— Start of RAW DATA —

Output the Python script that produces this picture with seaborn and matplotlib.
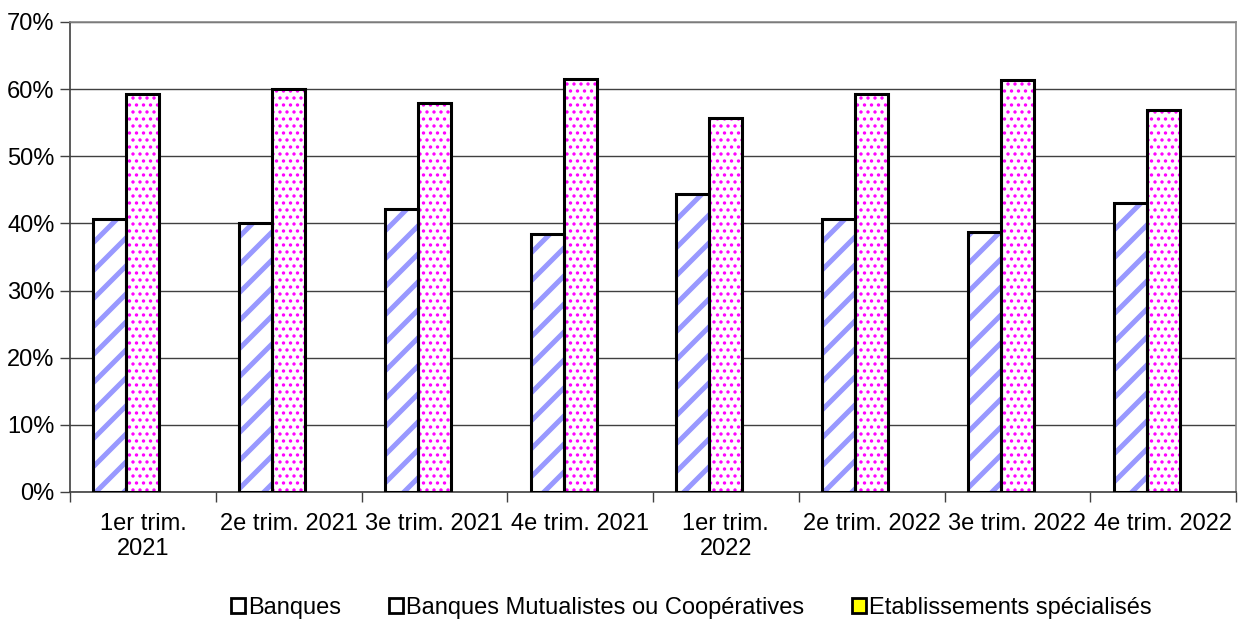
import matplotlib
matplotlib.use("Agg")
import matplotlib.pyplot as plt
import seaborn as sns
import pandas as pd
from matplotlib.patches import Patch
from matplotlib.ticker import FixedLocator, FuncFormatter

categories = ["1er trim.\n2021", "2e trim. 2021", "3e trim. 2021", "4e trim. 2021",
              "1er trim.\n2022", "2e trim. 2022", "3e trim. 2022", "4e trim. 2022"]
series = ["Banques", "Banques Mutualistes ou Coopératives", "Etablissements spécialisés"]
banques = [40.6, 40.0, 42.1, 38.5, 44.4, 40.7, 38.7, 43.1]
mutualistes = [59.3, 60.0, 58.0, 61.5, 55.7, 59.3, 61.3, 56.9]
specialises = [0.0, 0.0, 0.0, 0.0, 0.0, 0.0, 0.0, 0.0]
y_ticks = [0, 10, 20, 30, 40, 50, 60, 70]

rows = []
for name, vals in zip(series, [banques, mutualistes, specialises]):
    for c, v in zip(categories, vals):
        rows.append({"cat": c, "val": v, "series": name})
df = pd.DataFrame(rows)

DPI = 84
K = 100 / DPI  # sizes tuned for 100 dpi, rescaled

sns.set_style("white")
plt.rcParams['font.family'] = ['Liberation Sans', 'DejaVu Sans']
plt.rcParams['text.color'] = 'black'
plt.rcParams['xtick.color'] = 'black'
plt.rcParams['ytick.color'] = 'black'
plt.rcParams['hatch.linewidth'] = 3.6 * K

fig = plt.figure(figsize=(1239 / DPI, 623 / DPI), dpi=DPI)
ax = fig.add_axes([70/1239, 1-492/623, (1236-70)/1239, (492-22)/623])

hatch_colors = ["#9999ff", "#ff00ff", "#ffff00"]
n = len(categories)

# Layer 1: fills with coloured hatch patterns
sns.barplot(data=df, x="cat", y="val", hue="series", hue_order=series, order=categories,
            palette=["white", "white", "#ffff00"], width=0.68, gap=0, saturation=1,
            linewidth=0, legend=False, ax=ax, zorder=3)
fill_patches = list(ax.patches)
hatches = ["/", "..", ""]
for i, p in enumerate(fill_patches):
    s = i // n
    if s >= 3:
        continue
    p.set_edgecolor(hatch_colors[s])
    p.set_linewidth(0)
    if hatches[s]:
        p.set_hatch(hatches[s])
        if hasattr(p, "set_hatch_linewidth"):
            p.set_hatch_linewidth((3.6 if s == 0 else 1.4) * K)

# Layer 2: black outlines
sns.barplot(data=df, x="cat", y="val", hue="series", hue_order=series, order=categories,
            palette=["white", "white", "#ffff00"], width=0.68, gap=0, saturation=1,
            linewidth=2.2 * K, edgecolor="black", legend=False, ax=ax, zorder=4)
outline_patches = ax.patches[len(fill_patches):]
for i, p in enumerate(outline_patches):
    s = i // n
    p.set_facecolor("none")
    p.set_edgecolor("black")
    p.set_linewidth(0 if s == 2 else 2.2 * K)

ax.set_xlim(-0.5, n - 0.5)
ax.set_ylim(0, 70)
ax.yaxis.set_major_locator(FixedLocator(y_ticks))
ax.yaxis.set_major_formatter(FuncFormatter(lambda v, _: f"{int(v)}%"))
ax.set_xlabel("")
ax.set_ylabel("")
ax.grid(axis="y", color="#404040", linewidth=1.0 * K, zorder=0)
ax.set_axisbelow(True)

ax.set_xticks(range(n))
ax.set_xticklabels(categories, linespacing=1.2)
ax.set_xticks([i - 0.5 for i in range(n + 1)], minor=True)
ax.tick_params(axis="x", which="major", length=0, pad=15 * K, labelsize=17 * K)
ax.tick_params(axis="x", which="minor", length=7 * K, width=1 * K, color="#404040", direction="out")
ax.tick_params(axis="y", length=7 * K, width=1 * K, color="#404040", direction="out",
               pad=4 * K, labelsize=17 * K)
ax.tick_params(bottom=True, left=True, which="both")

for side in ["left", "bottom"]:
    ax.spines[side].set_color("#404040")
    ax.spines[side].set_linewidth(1.2 * K)
for side in ["top", "right"]:
    ax.spines[side].set_color("#888888")
    ax.spines[side].set_linewidth(1.2 * K)

handles = [
    Patch(facecolor="white", edgecolor="black", linewidth=2 * K, label=series[0]),
    Patch(facecolor="white", edgecolor="black", linewidth=2 * K, label=series[1]),
    Patch(facecolor="#ffff00", edgecolor="black", linewidth=2 * K, label=series[2]),
]
fig.legend(handles=handles, labels=series, loc="center", bbox_to_anchor=(0.558, 1 - 608/623),
           ncol=3, frameon=False, fontsize=17 * K, handlelength=0.6, handleheight=0.6,
           handletextpad=0.15, columnspacing=2.0)

fig.savefig("out.png", dpi=DPI)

— End of RAW DATA —

### WHAT YOU HAVE TO DO
Write out again every line above exactly as given; the pictures do not belong in the copy.

### FINAL ANSWER
Output the Python script that produces this picture with seaborn and matplotlib.
import matplotlib
matplotlib.use("Agg")
import matplotlib.pyplot as plt
import seaborn as sns
import pandas as pd
from matplotlib.patches import Patch
from matplotlib.ticker import FixedLocator, FuncFormatter

categories = ["1er trim.\n2021", "2e trim. 2021", "3e trim. 2021", "4e trim. 2021",
              "1er trim.\n2022", "2e trim. 2022", "3e trim. 2022", "4e trim. 2022"]
series = ["Banques", "Banques Mutualistes ou Coopératives", "Etablissements spécialisés"]
banques = [40.6, 40.0, 42.1, 38.5, 44.4, 40.7, 38.7, 43.1]
mutualistes = [59.3, 60.0, 58.0, 61.5, 55.7, 59.3, 61.3, 56.9]
specialises = [0.0, 0.0, 0.0, 0.0, 0.0, 0.0, 0.0, 0.0]
y_ticks = [0, 10, 20, 30, 40, 50, 60, 70]

rows = []
for name, vals in zip(series, [banques, mutualistes, specialises]):
    for c, v in zip(categories, vals):
        rows.append({"cat": c, "val": v, "series": name})
df = pd.DataFrame(rows)

DPI = 84
K = 100 / DPI  # sizes tuned for 100 dpi, rescaled

sns.set_style("white")
plt.rcParams['font.family'] = ['Liberation Sans', 'DejaVu Sans']
plt.rcParams['text.color'] = 'black'
plt.rcParams['xtick.color'] = 'black'
plt.rcParams['ytick.color'] = 'black'
plt.rcParams['hatch.linewidth'] = 3.6 * K

fig = plt.figure(figsize=(1239 / DPI, 623 / DPI), dpi=DPI)
ax = fig.add_axes([70/1239, 1-492/623, (1236-70)/1239, (492-22)/623])

hatch_colors = ["#9999ff", "#ff00ff", "#ffff00"]
n = len(categories)

# Layer 1: fills with coloured hatch patterns
sns.barplot(data=df, x="cat", y="val", hue="series", hue_order=series, order=categories,
            palette=["white", "white", "#ffff00"], width=0.68, gap=0, saturation=1,
            linewidth=0, legend=False, ax=ax, zorder=3)
fill_patches = list(ax.patches)
hatches = ["/", "..", ""]
for i, p in enumerate(fill_patches):
    s = i // n
    if s >= 3:
        continue
    p.set_edgecolor(hatch_colors[s])
    p.set_linewidth(0)
    if hatches[s]:
        p.set_hatch(hatches[s])
        if hasattr(p, "set_hatch_linewidth"):
            p.set_hatch_linewidth((3.6 if s == 0 else 1.4) * K)

# Layer 2: black outlines
sns.barplot(data=df, x="cat", y="val", hue="series", hue_order=series, order=categories,
            palette=["white", "white", "#ffff00"], width=0.68, gap=0, saturation=1,
            linewidth=2.2 * K, edgecolor="black", legend=False, ax=ax, zorder=4)
outline_patches = ax.patches[len(fill_patches):]
for i, p in enumerate(outline_patches):
    s = i // n
    p.set_facecolor("none")
    p.set_edgecolor("black")
    p.set_linewidth(0 if s == 2 else 2.2 * K)

ax.set_xlim(-0.5, n - 0.5)
ax.set_ylim(0, 70)
ax.yaxis.set_major_locator(FixedLocator(y_ticks))
ax.yaxis.set_major_formatter(FuncFormatter(lambda v, _: f"{int(v)}%"))
ax.set_xlabel("")
ax.set_ylabel("")
ax.grid(axis="y", color="#404040", linewidth=1.0 * K, zorder=0)
ax.set_axisbelow(True)

ax.set_xticks(range(n))
ax.set_xticklabels(categories, linespacing=1.2)
ax.set_xticks([i - 0.5 for i in range(n + 1)], minor=True)
ax.tick_params(axis="x", which="major", length=0, pad=15 * K, labelsize=17 * K)
ax.tick_params(axis="x", which="minor", length=7 * K, width=1 * K, color="#404040", direction="out")
ax.tick_params(axis="y", length=7 * K, width=1 * K, color="#404040", direction="out",
               pad=4 * K, labelsize=17 * K)
ax.tick_params(bottom=True, left=True, which="both")

for side in ["left", "bottom"]:
    ax.spines[side].set_color("#404040")
    ax.spines[side].set_linewidth(1.2 * K)
for side in ["top", "right"]:
    ax.spines[side].set_color("#888888")
    ax.spines[side].set_linewidth(1.2 * K)

handles = [
    Patch(facecolor="white", edgecolor="black", linewidth=2 * K, label=series[0]),
    Patch(facecolor="white", edgecolor="black", linewidth=2 * K, label=series[1]),
    Patch(facecolor="#ffff00", edgecolor="black", linewidth=2 * K, label=series[2]),
]
fig.legend(handles=handles, labels=series, loc="center", bbox_to_anchor=(0.558, 1 - 608/623),
           ncol=3, frameon=False, fontsize=17 * K, handlelength=0.6, handleheight=0.6,
           handletextpad=0.15, columnspacing=2.0)

fig.savefig("out.png", dpi=DPI)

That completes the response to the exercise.